DESANTIS: Well, a lot of the people we talked to think that if you look at some of the leaks that have come out, for example, when the president’s having a conversation with a foreign leader, there may be a memo that’s created, distributed to the National Security Council. The next thing you know, it’s on the front page of the paper. And so we’ve gotten lot of information saying look, there’s only so many places that would come from. And the Obama holdover working with Rhodes, that’s a place we’ve been encouraged to look. So I want to look at that, because I think that it’s distorted the president’s ability to simply conduct foreign relations if there’s going to be selective leaking of his conversations with foreign leaders in ways that are damaging to him or at least purporting to damage him. That’s not the way we want our government to function.

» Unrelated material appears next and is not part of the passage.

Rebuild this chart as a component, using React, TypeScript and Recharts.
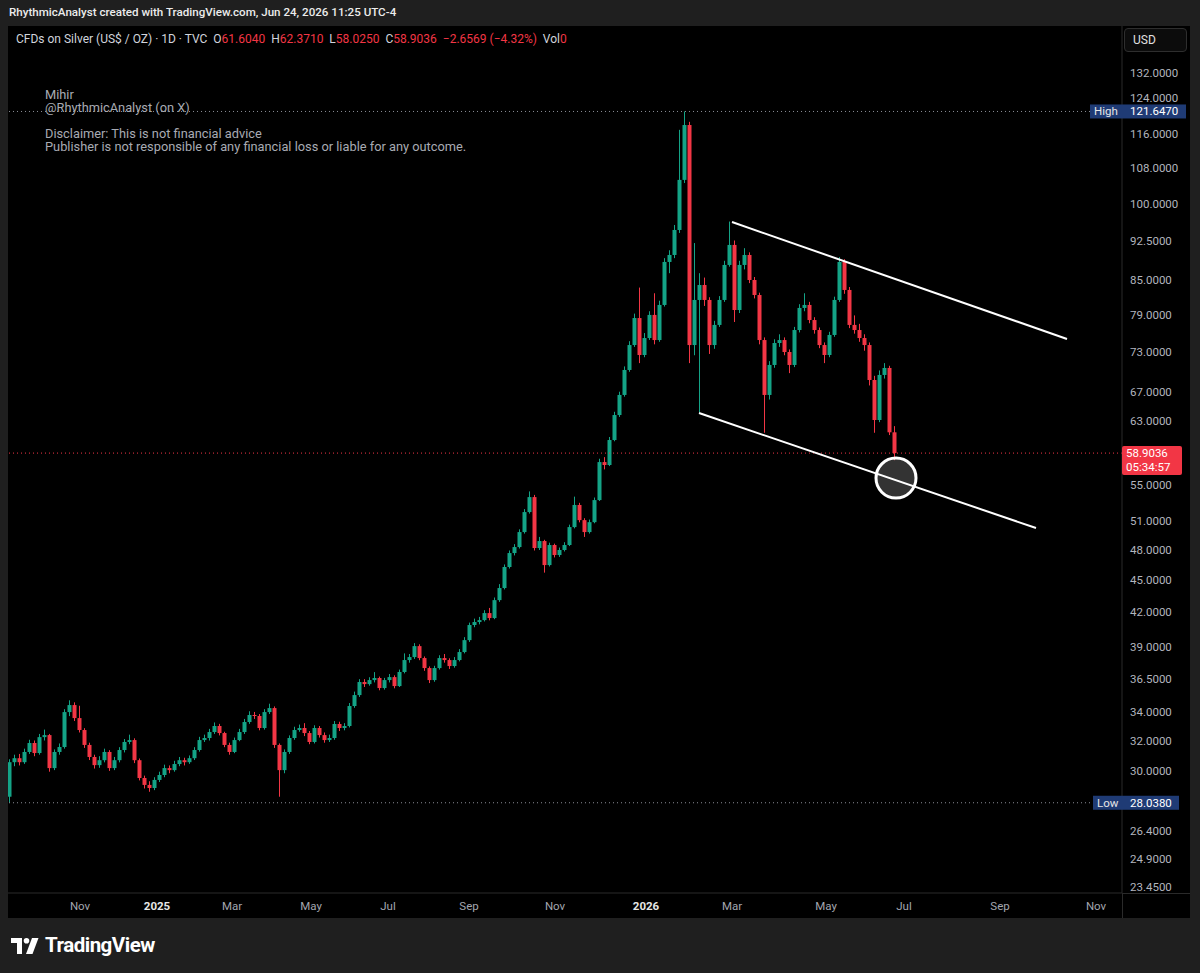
import React from 'react';
import { ComposedChart, Bar, XAxis, YAxis, ReferenceLine, ReferenceDot } from 'recharts';

// Silver CFD, roughly two trading days per candle, Oct 2024 -> Jun 24 2026
const firstOpen = 28.4;

const closes = [
    30.56, 30.82, 30.56, 31.23, 31.83, 31.16, 32.23, 32.37, 30.18, 31.23,
    31.56, 33.99, 34.5, 33.56, 32.72, 31.7, 30.9, 30.37, 30.69, 31.23,
    30.18, 30.69, 31.36, 31.9, 32.03, 30.69, 29.55, 29.12, 28.93, 29.43,
    29.74, 30.18, 30.05, 30.44, 30.69, 30.56, 30.82, 31.36, 32.03, 32.17,
    32.58, 33.0, 32.51, 31.7, 31.23, 32.03, 32.58, 33.28, 33.78, 33.71,
    32.86, 33.99, 34.28, 31.7, 30.05, 31.23, 32.17, 32.72, 32.86, 32.51,
    31.9, 32.86, 32.37, 32.03, 32.17, 33.14, 32.86, 33.0, 34.43, 35.24,
    36.23, 36.07, 36.38, 36.54, 35.77, 36.38, 36.61, 35.92, 37.01, 37.96,
    38.2, 39.1, 38.12, 37.32, 36.38, 37.32, 38.12, 37.96, 37.48, 37.96,
    38.61, 39.6, 40.89, 41.15, 41.32, 41.94, 41.5, 43.11, 44.23, 46.25,
    47.64, 48.25, 49.81, 51.97, 53.65, 48.15, 48.87, 46.44, 48.46, 47.44,
    47.95, 48.46, 50.34, 52.76, 51.09, 49.81, 50.87, 53.31, 57.79, 57.43,
    60.56, 63.86, 66.64, 70.27, 74.09, 78.46, 72.54, 75.2, 78.98, 74.88,
    80.67, 88.38, 89.7, 94.59, 105.2, 118.2, 74.09, 81.53, 84.16, 81.53,
    74.09, 77.32, 81.53, 87.82, 91.63, 79.81, 87.82, 89.7, 85.06, 82.39,
    74.88, 66.64, 71.02, 74.41, 74.88, 73.0, 71.02, 76.49, 80.16, 80.67,
    78.13, 76.49, 74.09, 72.54, 75.69, 81.53, 88.38, 83.28, 77.32, 76.49,
    75.2, 74.09, 68.79, 63.19, 69.53, 70.57, 61.56, 58.9036,
];

const highs = [
    30.75, 31.05, 31.1, 31.45, 32.05, 32.0, 32.45, 32.75, 32.45, 31.4,
    31.8, 34.2, 34.85, 34.7, 34.45, 32.85, 31.85, 31.05, 30.95, 31.45,
    31.35, 30.9, 31.55, 32.1, 32.4, 32.15, 30.8, 29.7, 29.35, 29.6,
    29.95, 30.4, 30.35, 30.65, 30.9, 30.85, 31.0, 31.55, 32.25, 32.4,
    32.8, 33.25, 33.15, 32.6, 31.85, 32.2, 32.8, 33.5, 34.05, 34.0,
    33.85, 34.2, 34.6, 34.4, 31.8, 31.4, 32.35, 32.95, 33.1, 33.2,
    32.65, 33.05, 33.0, 32.55, 32.4, 33.35, 33.3, 33.2, 34.65, 35.5,
    36.45, 36.45, 36.6, 37.0, 36.65, 36.55, 36.85, 36.75, 37.2, 38.5,
    38.45, 39.35, 39.25, 38.25, 37.45, 37.5, 38.35, 38.45, 38.1, 38.2,
    38.85, 39.85, 41.1, 41.45, 41.6, 42.2, 42.4, 43.35, 44.6, 46.5,
    47.9, 48.55, 50.1, 52.3, 54.3, 53.9, 49.3, 49.0, 48.7, 48.6,
    48.2, 48.75, 50.6, 53.7, 53.0, 51.3, 51.15, 53.6, 58.2, 58.4,
    60.95, 64.3, 67.1, 70.8, 74.7, 79.2, 83.7, 76.0, 79.6, 82.7,
    81.4, 89.1, 90.6, 95.6, 117.0, 121.647, 119.0, 92.0, 86.3, 85.5,
    82.0, 78.0, 82.2, 88.6, 96.3, 92.5, 88.6, 91.0, 90.2, 85.6,
    82.8, 75.3, 71.6, 75.0, 75.8, 75.3, 73.4, 77.0, 80.8, 82.7,
    81.2, 78.6, 76.9, 74.5, 76.2, 82.1, 89.3, 88.9, 83.8, 78.9,
    77.5, 75.8, 74.5, 69.4, 70.2, 71.3, 70.9, 62.371,
];

const lows = [
    28.04, 30.3, 30.35, 30.45, 31.1, 30.95, 31.05, 32.0, 29.95, 30.05,
    31.05, 31.45, 33.7, 33.35, 32.55, 31.5, 30.7, 30.15, 30.2, 30.55,
    30.0, 30.05, 30.55, 31.2, 31.75, 30.5, 29.4, 28.9, 28.7, 28.8,
    29.3, 29.6, 29.85, 29.95, 30.3, 30.35, 30.45, 30.7, 31.25, 31.9,
    32.0, 32.45, 32.35, 31.55, 31.05, 31.15, 31.95, 32.45, 33.15, 33.5,
    32.7, 32.75, 33.85, 31.5, 28.4, 29.85, 31.1, 32.05, 32.6, 32.3,
    31.75, 31.8, 32.2, 31.85, 31.9, 32.05, 32.65, 32.7, 32.9, 34.3,
    35.1, 35.85, 35.95, 36.2, 35.6, 35.65, 36.2, 35.75, 35.85, 36.9,
    37.75, 38.05, 37.95, 37.1, 36.15, 36.25, 37.2, 37.75, 37.25, 37.35,
    37.85, 38.5, 39.45, 40.7, 40.95, 41.2, 41.3, 41.4, 42.95, 44.1,
    46.1, 47.4, 48.1, 49.65, 51.8, 47.9, 47.95, 45.7, 46.3, 47.2,
    47.25, 47.8, 48.35, 50.2, 50.85, 49.3, 49.65, 50.75, 53.2, 56.9,
    57.3, 60.4, 63.6, 66.4, 70.0, 73.8, 71.3, 72.2, 74.9, 74.2,
    74.6, 80.4, 86.3, 89.1, 94.0, 104.5, 71.3, 72.5, 64.2, 80.5,
    72.7, 73.5, 77.0, 81.2, 87.5, 77.8, 79.3, 87.0, 84.5, 81.8,
    74.2, 61.5, 66.0, 70.6, 73.8, 72.5, 69.8, 70.7, 76.1, 79.6,
    77.6, 75.9, 73.6, 71.3, 72.2, 75.4, 81.2, 82.6, 76.8, 75.9,
    74.6, 73.2, 68.0, 61.5, 62.9, 69.0, 61.2, 58.025,
];

const priceTicks = [132, 124, 116, 108, 100, 92.5, 85, 79, 73, 67, 63, 55, 51, 48, 45, 42, 39, 36.5, 34, 32, 30, 26.4, 24.9, 23.45];
const highPrice = 121.647;
const lowPrice = 28.038;
const lastPrice = 58.9036;

// month labels sit on the candle index axis
const monthTicks = [14, 29.4, 44.4, 60.2, 75.6, 91.8, 109, 127.2, 144.4, 163.2, 178.8, 198, 217.2];
const monthLabels = ['Nov', '2025', 'Mar', 'May', 'Jul', 'Sep', 'Nov', '2026', 'Mar', 'May', 'Jul', 'Sep', 'Nov'];

// hand drawn channel + marker (candle index, price)
const upperChannel = [{ x: 144.4, y: 96.2 }, { x: 211.4, y: 75.05 }];
const lowerChannel = [{ x: 137.8, y: 64.13 }, { x: 205.2, y: 50.24 }];
const marker = { x: 177.2, y: 55.86 };

const UP = '#14a386';
const DOWN = '#f23645';
const NAVY = '#1f3b75';
const FONT = 'Roboto, "Noto Sans", sans-serif';

const data = closes.map((c, i) => ({
    i,
    o: i === 0 ? firstOpen : closes[i - 1],
    c,
    h: highs[i],
    l: lows[i],
    range: [lows[i], highs[i]],
}));

const Candle = (props: any) => {
    const { x, y, width, height, payload } = props;
    if (x == null || !payload) return null;
    const top0 = Math.min(y, y + height);
    const span = Math.abs(height);
    const { o, c, h, l } = payload;
    const lh = Math.log(h);
    const ll = Math.log(l);
    // position inside the high-low range, log axis
    const py = (p: number) => top0 + (lh - ll > 0 ? (span * (lh - Math.log(p))) / (lh - ll) : 0);
    const color = c >= o ? UP : DOWN;
    const cx = x + width / 2;
    const bt = py(Math.max(o, c));
    const bb = py(Math.min(o, c));
    return (
        <g>
            <line x1={cx} x2={cx} y1={top0} y2={top0 + span} stroke={color} strokeWidth={1} />
            <rect x={x} y={bt} width={width} height={Math.max(1, bb - bt)} fill={color} />
        </g>
    );
};

const PriceTick = (props: any) => {
    const { x, y, payload } = props;
    const v = payload.value;
    const txt = { fontFamily: FONT, fontSize: 11.5 };
    if (v === highPrice) {
        return (
            <g>
                <rect x={x - 40} y={y - 7} width={96} height={14} fill={NAVY} />
                <text x={x - 36} y={y + 4} fill="#e6e6e6" style={txt}>High</text>
                <text x={x} y={y + 4} fill="#ffffff" style={txt}>{v.toFixed(4)}</text>
            </g>
        );
    }
    if (v === lowPrice) {
        return (
            <g>
                <rect x={x - 37} y={y - 7} width={86} height={14} fill={NAVY} />
                <text x={x - 33} y={y + 4} fill="#e6e6e6" style={txt}>Low</text>
                <text x={x} y={y + 4} fill="#ffffff" style={txt}>{v.toFixed(4)}</text>
            </g>
        );
    }
    if (v === lastPrice) {
        return (
            <g>
                <rect x={x - 8} y={y - 7} width={60} height={29} rx={2} fill={DOWN} />
                <text x={x - 4} y={y + 4} fill="#ffffff" style={txt}>{v.toFixed(4)}</text>
                <text x={x - 4} y={y + 18} fill="#ffffff" style={txt}>05:34:57</text>
            </g>
        );
    }
    // 124 sits right above the High badge, lift it clear
    const lift = v === 124 ? -4 : 0;
    return (
        <text x={x} y={y + 4 + lift} fill="#b2b5be" style={txt}>{v.toFixed(4)}</text>
    );
};

const MonthTick = (props: any) => {
    const { x, y, payload } = props;
    const label = monthLabels[monthTicks.indexOf(payload.value)] ?? '';
    const isYear = /^\d{4}$/.test(label);
    return (
        <text
            x={x}
            y={y + 17}
            textAnchor="middle"
            fill={isYear ? '#e6e6e6' : '#a3a6af'}
            style={{ fontFamily: FONT, fontSize: 11.5, fontWeight: isYear ? 700 : 400 }}
        >
            {label}
        </text>
    );
};

const red = { color: '#f23645' };

export default function App() {
    return (
        <div
            style={{
                position: 'absolute',
                left: 0,
                top: 0,
                width: 1200,
                height: 973,
                background: '#1f1f1f',
                fontFamily: FONT,
                overflow: 'hidden',
            }}
        >
            <div style={{ position: 'absolute', left: 9, top: 4, fontSize: 11.6, fontWeight: 500, color: '#ececec', lineHeight: '16px' }}>
                RhythmicAnalyst created with TradingView.com, Jun 24, 2026 11:25 UTC-4
            </div>

            <div style={{ position: 'absolute', left: 8, top: 26, width: 1182, height: 892, background: '#000' }}>
                <ComposedChart width={1182} height={892} data={data} margin={{ top: 0, right: 0, bottom: 0, left: 0 }}>
                    <XAxis
                        dataKey="i"
                        type="number"
                        domain={[-0.4, 222.4]}
                        allowDataOverflow
                        ticks={monthTicks}
                        interval={0}
                        height={25}
                        tickSize={0}
                        tickMargin={0}
                        tick={<MonthTick />}
                        axisLine={{ stroke: '#2a2a2a' }}
                        tickLine={false}
                    />
                    <YAxis
                        orientation="right"
                        scale="log"
                        type="number"
                        domain={[23.15, 145.85]}
                        allowDataOverflow
                        ticks={[...priceTicks, lastPrice, highPrice, lowPrice]}
                        interval={0}
                        width={68}
                        tickSize={0}
                        tickMargin={8}
                        tick={<PriceTick />}
                        axisLine={{ stroke: '#2a2a2a' }}
                        tickLine={false}
                    />
                    <ReferenceLine y={highPrice} stroke="#8a8d96" strokeDasharray="1 3" />
                    <ReferenceLine y={lowPrice} stroke="#8a8d96" strokeDasharray="1 3" />
                    <ReferenceLine y={lastPrice} stroke={DOWN} strokeDasharray="1 3" />
                    <Bar dataKey="range" barSize={4} shape={<Candle />} isAnimationActive={false} />
                    <ReferenceLine segment={upperChannel} stroke="#ffffff" strokeWidth={2} ifOverflow="visible" />
                    <ReferenceLine segment={lowerChannel} stroke="#ffffff" strokeWidth={2} ifOverflow="visible" />
                    <ReferenceDot
                        x={marker.x}
                        y={marker.y}
                        r={20}
                        fill="rgba(255,255,255,0.2)"
                        stroke="#ffffff"
                        strokeWidth={3}
                        ifOverflow="visible"
                    />
                </ComposedChart>

                {/* axis corner separators */}
                <div style={{ position: 'absolute', left: 1114, top: 867, width: 1, height: 25, background: '#2a2a2a' }} />
                <div style={{ position: 'absolute', left: 1114, top: 867, width: 68, height: 1, background: '#2a2a2a' }} />

                <div
                    style={{
                        position: 'absolute',
                        left: 1116,
                        top: 2,
                        width: 53,
                        height: 22,
                        border: '1px solid #2e2e2e',
                        borderRadius: 4,
                        background: '#0c0c0c',
                        color: '#e0e0e0',
                        fontSize: 12,
                        lineHeight: '22px',
                        paddingLeft: 8,
                        boxSizing: 'content-box',
                    }}
                >
                    USD
                </div>

                <div style={{ position: 'absolute', left: 8, top: 6, fontSize: 12, color: '#d1d4dc', lineHeight: '15px', whiteSpace: 'nowrap' }}>
                    CFDs on Silver (US$ / OZ) · 1D · TVC&nbsp;&nbsp;O<span style={red}>61.6040</span>&nbsp;&nbsp;H
                    <span style={red}>62.3710</span>&nbsp;&nbsp;L<span style={red}>58.0250</span>&nbsp;&nbsp;C
                    <span style={red}>58.9036</span>&nbsp;&nbsp;<span style={red}>−2.6569 (−4.32%)</span>&nbsp;&nbsp;Vol
                    <span style={red}>0</span>
                </div>

                <div style={{ position: 'absolute', left: 37, top: 62, fontSize: 12.8, color: '#a8abb3', lineHeight: '13px', whiteSpace: 'nowrap' }}>
                    <div>Mihir</div>
                    <div>@RhythmicAnalyst (on X)</div>
                    <div>&nbsp;</div>
                    <div>Disclaimer: This is not financial advice</div>
                    <div>Publisher is not responsible of any financial loss or liable for any outcome.</div>
                </div>
            </div>

            {/* TradingView logo */}
            <svg style={{ position: 'absolute', left: 11, top: 938 }} width={28} height={16} viewBox="0 0 28 16">
                <path d="M0 0 H11 V16 H6 V5 H0 Z" fill="#ffffff" />
                <circle cx={15.5} cy={2.8} r={2.8} fill="#ffffff" />
                <path d="M21 0 H27.5 L21.5 16 H15 Z" fill="#ffffff" />
            </svg>
            <div style={{ position: 'absolute', left: 45, top: 933, fontSize: 20.5, fontWeight: 700, color: '#ffffff', letterSpacing: -0.5, lineHeight: '24px' }}>
                TradingView
            </div>
        </div>
    );
}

HEWITT: Are you going to call Ben Rhodes to testify? You seemed to imply that in your piece with the Free Beacon.

DESANTIS: So I’ve talked to Chairman Gowdy about it, and remember, they are doing things on the Intelligence Committee, and they’re doing a lot more than what the press knows in terms of some of the people that they have brought in. And they’ve brought in some pretty big names that I’m not authorized to say. So I want to defer to his judgment about whether that would be more appropriate in terms of the leak investigation that they’re doing on the Intelligence Committee. But I would like to bring him in to talk to him about it, because I want to figure out how all this information was getting out from the FISA intercept on…

HEWITT: Quick exit question, Congressman. Using your prosecutorial chops, if you had to guess who was going to get indicted, if anyone – Donald Trump Jr., James Comey or Ben Rhodes, what would your guess be?

DESANTIS: I want to know what are in those Comey memos and see whether there’s classified information. I mean, I don’t think Donald Trump Jr. is going to get indicted. I think he had a meeting. I don’t think a criminal offense was committed. In terms of the political judgment, I think that’s fair to criticize. But I don’t think that there was a crime committed there.

HEWITT: Thank you, Congressman Ron DeSantis.